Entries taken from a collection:
•••
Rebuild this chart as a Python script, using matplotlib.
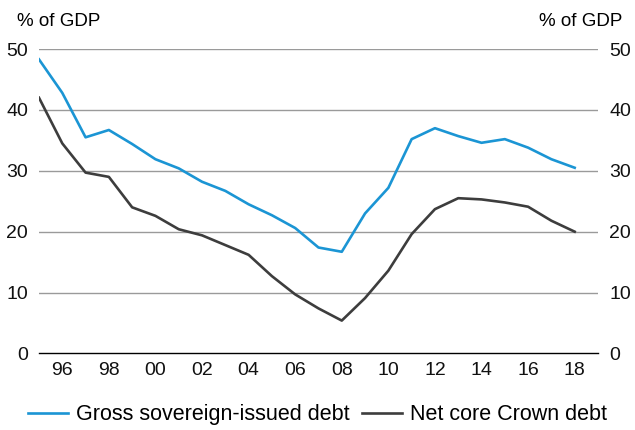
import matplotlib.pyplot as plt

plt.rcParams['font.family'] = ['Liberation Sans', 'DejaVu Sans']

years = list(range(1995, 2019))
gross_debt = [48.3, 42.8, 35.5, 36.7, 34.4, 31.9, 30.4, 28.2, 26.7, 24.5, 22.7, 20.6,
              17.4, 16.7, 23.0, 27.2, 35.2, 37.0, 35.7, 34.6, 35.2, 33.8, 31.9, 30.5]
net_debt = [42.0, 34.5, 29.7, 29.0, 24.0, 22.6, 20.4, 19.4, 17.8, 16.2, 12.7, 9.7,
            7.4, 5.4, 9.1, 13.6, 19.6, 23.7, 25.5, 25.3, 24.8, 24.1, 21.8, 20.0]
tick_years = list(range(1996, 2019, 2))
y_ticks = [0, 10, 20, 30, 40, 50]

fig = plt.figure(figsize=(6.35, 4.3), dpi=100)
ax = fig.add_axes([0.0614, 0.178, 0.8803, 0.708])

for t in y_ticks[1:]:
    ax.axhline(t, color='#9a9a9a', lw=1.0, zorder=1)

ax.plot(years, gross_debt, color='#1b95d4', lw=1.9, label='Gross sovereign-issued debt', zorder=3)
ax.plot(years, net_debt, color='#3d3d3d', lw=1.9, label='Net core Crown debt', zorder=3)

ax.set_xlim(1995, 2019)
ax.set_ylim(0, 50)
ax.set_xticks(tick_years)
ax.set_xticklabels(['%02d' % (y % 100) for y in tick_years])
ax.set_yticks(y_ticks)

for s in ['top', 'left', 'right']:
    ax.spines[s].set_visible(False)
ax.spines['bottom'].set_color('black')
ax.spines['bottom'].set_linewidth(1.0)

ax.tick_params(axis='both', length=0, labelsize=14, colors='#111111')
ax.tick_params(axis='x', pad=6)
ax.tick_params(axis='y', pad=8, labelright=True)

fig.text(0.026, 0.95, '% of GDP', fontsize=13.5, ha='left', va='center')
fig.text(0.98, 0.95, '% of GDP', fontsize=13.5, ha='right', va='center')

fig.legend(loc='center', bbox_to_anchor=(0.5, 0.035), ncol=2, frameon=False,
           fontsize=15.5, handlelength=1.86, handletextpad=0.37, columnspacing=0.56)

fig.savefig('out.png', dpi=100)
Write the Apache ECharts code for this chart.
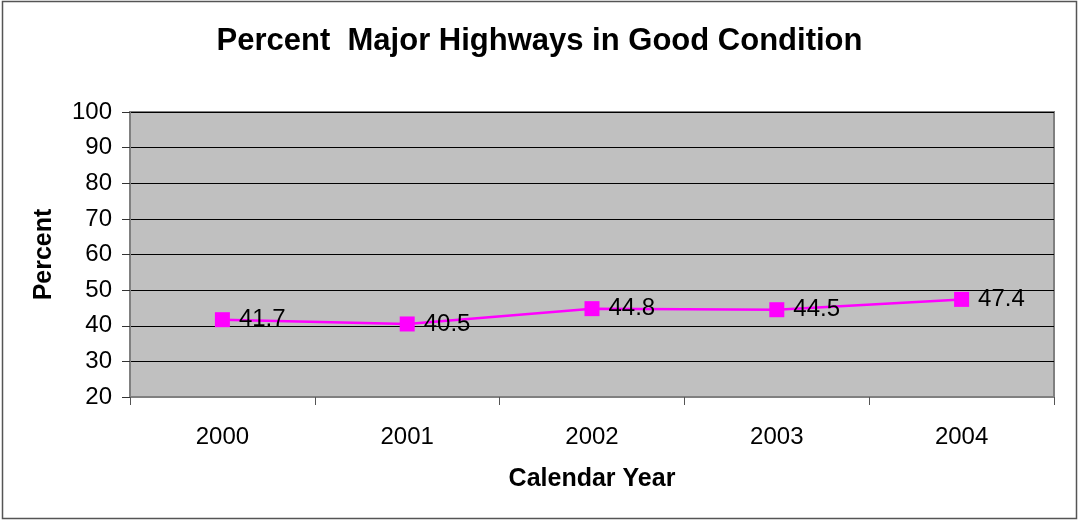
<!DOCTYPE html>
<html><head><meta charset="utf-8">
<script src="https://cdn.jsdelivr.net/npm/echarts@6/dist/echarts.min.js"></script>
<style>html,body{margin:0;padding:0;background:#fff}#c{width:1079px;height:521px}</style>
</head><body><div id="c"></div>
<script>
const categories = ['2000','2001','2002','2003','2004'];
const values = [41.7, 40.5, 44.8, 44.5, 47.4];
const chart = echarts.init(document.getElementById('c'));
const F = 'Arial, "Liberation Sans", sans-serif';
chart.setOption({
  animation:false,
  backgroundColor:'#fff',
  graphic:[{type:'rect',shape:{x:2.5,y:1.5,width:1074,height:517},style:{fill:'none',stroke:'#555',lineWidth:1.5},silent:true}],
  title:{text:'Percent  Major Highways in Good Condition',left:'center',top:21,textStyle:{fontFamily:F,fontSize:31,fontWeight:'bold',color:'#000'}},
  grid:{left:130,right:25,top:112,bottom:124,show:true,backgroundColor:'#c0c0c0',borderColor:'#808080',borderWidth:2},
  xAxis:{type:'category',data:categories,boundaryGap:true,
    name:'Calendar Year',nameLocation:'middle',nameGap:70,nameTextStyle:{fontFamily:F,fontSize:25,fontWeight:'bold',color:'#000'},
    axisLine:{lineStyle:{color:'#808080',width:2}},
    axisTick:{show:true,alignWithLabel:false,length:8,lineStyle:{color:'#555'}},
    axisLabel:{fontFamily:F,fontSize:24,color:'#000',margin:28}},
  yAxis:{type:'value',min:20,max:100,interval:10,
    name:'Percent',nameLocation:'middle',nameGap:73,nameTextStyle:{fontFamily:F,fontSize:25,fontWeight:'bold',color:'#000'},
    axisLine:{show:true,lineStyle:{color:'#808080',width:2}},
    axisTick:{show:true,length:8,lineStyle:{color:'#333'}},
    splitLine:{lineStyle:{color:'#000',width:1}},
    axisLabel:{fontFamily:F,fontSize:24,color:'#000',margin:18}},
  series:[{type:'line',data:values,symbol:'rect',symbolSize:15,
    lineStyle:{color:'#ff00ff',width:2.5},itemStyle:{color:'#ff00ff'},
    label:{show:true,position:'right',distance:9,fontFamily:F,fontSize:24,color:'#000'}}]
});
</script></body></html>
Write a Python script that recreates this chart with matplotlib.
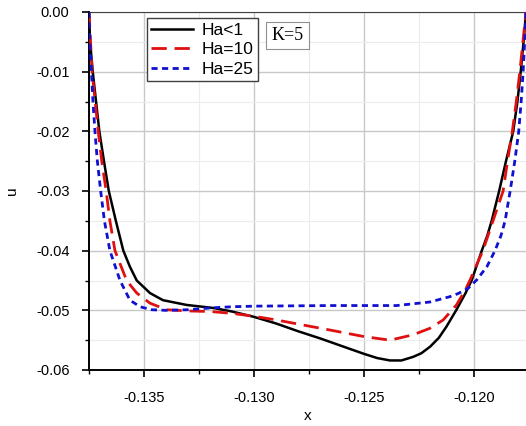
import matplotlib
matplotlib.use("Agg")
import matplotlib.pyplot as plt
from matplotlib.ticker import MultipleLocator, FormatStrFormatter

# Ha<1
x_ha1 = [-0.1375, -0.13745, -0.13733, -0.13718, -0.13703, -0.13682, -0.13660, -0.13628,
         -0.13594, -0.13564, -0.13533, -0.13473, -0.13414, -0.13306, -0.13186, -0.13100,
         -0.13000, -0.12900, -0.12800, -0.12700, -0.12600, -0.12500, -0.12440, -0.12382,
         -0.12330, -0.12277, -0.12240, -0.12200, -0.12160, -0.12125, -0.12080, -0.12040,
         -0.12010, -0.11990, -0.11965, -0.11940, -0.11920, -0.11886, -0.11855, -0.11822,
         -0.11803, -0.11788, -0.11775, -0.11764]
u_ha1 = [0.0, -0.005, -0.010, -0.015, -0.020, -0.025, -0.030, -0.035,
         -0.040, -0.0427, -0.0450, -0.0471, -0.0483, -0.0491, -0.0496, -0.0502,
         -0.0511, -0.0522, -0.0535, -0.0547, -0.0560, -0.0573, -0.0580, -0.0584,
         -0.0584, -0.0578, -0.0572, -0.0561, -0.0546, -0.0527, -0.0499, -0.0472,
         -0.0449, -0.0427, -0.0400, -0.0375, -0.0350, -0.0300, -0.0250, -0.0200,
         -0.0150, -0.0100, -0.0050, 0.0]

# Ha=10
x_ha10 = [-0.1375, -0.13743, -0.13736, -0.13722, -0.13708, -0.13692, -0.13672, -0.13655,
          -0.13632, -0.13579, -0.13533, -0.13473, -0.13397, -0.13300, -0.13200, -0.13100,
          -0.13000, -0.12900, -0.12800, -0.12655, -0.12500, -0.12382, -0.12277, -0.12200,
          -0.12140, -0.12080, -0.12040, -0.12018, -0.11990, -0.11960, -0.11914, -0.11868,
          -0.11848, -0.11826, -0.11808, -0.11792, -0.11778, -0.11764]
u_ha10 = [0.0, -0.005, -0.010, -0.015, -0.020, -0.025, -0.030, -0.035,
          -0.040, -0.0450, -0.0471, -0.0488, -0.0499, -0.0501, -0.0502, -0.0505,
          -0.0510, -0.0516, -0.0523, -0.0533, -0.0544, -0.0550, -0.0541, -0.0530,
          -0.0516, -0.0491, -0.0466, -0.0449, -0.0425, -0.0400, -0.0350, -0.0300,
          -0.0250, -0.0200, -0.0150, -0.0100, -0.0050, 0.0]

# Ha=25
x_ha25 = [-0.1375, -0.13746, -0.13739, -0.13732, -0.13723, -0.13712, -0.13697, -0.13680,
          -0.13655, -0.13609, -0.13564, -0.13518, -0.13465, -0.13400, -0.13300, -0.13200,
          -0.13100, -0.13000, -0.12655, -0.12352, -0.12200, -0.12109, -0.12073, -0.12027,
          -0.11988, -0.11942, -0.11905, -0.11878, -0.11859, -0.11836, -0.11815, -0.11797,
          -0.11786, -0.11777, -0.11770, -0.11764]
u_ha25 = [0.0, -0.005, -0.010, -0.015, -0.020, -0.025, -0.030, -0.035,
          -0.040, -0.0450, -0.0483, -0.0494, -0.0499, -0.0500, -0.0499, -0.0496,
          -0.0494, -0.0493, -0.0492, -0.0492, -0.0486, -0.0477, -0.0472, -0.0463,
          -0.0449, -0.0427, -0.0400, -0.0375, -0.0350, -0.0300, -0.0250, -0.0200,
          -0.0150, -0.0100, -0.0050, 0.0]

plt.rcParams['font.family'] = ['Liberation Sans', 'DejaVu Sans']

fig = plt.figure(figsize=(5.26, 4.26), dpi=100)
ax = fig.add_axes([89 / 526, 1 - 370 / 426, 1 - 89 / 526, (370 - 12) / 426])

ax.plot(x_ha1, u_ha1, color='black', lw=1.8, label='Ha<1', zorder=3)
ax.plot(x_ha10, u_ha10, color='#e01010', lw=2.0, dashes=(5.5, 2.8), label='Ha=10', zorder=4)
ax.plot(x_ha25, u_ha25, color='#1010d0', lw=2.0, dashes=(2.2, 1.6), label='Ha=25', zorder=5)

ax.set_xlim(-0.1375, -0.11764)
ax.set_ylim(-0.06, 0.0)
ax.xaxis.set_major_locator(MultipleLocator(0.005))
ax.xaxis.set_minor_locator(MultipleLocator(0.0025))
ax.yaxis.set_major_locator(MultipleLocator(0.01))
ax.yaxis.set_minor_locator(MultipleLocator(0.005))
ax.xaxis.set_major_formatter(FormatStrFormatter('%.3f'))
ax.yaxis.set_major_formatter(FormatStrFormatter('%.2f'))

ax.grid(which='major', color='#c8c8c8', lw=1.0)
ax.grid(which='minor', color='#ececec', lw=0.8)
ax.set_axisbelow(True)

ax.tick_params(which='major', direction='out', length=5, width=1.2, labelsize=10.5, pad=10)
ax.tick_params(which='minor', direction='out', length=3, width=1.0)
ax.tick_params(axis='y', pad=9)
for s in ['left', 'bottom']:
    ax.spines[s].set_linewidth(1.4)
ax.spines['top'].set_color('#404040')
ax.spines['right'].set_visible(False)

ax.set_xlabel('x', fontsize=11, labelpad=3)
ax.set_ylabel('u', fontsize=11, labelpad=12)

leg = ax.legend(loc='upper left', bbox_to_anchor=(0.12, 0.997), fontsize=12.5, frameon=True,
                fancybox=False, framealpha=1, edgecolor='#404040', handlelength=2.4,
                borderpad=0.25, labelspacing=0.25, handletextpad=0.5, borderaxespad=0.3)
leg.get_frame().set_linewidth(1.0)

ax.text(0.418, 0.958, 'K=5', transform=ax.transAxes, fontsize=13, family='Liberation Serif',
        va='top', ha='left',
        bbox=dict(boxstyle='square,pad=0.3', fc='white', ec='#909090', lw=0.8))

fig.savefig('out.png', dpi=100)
•••
■ Short task:
Only the lines from the one holding "Write a Python" to the one holding "from matplotlib.ticker import" should be returned, both included and exactly as written, with no pictures.

■ Written response:
Write a Python script that recreates this chart with matplotlib.
import matplotlib
matplotlib.use("Agg")
import matplotlib.pyplot as plt
from matplotlib.ticker import MultipleLocator, FormatStrFormatter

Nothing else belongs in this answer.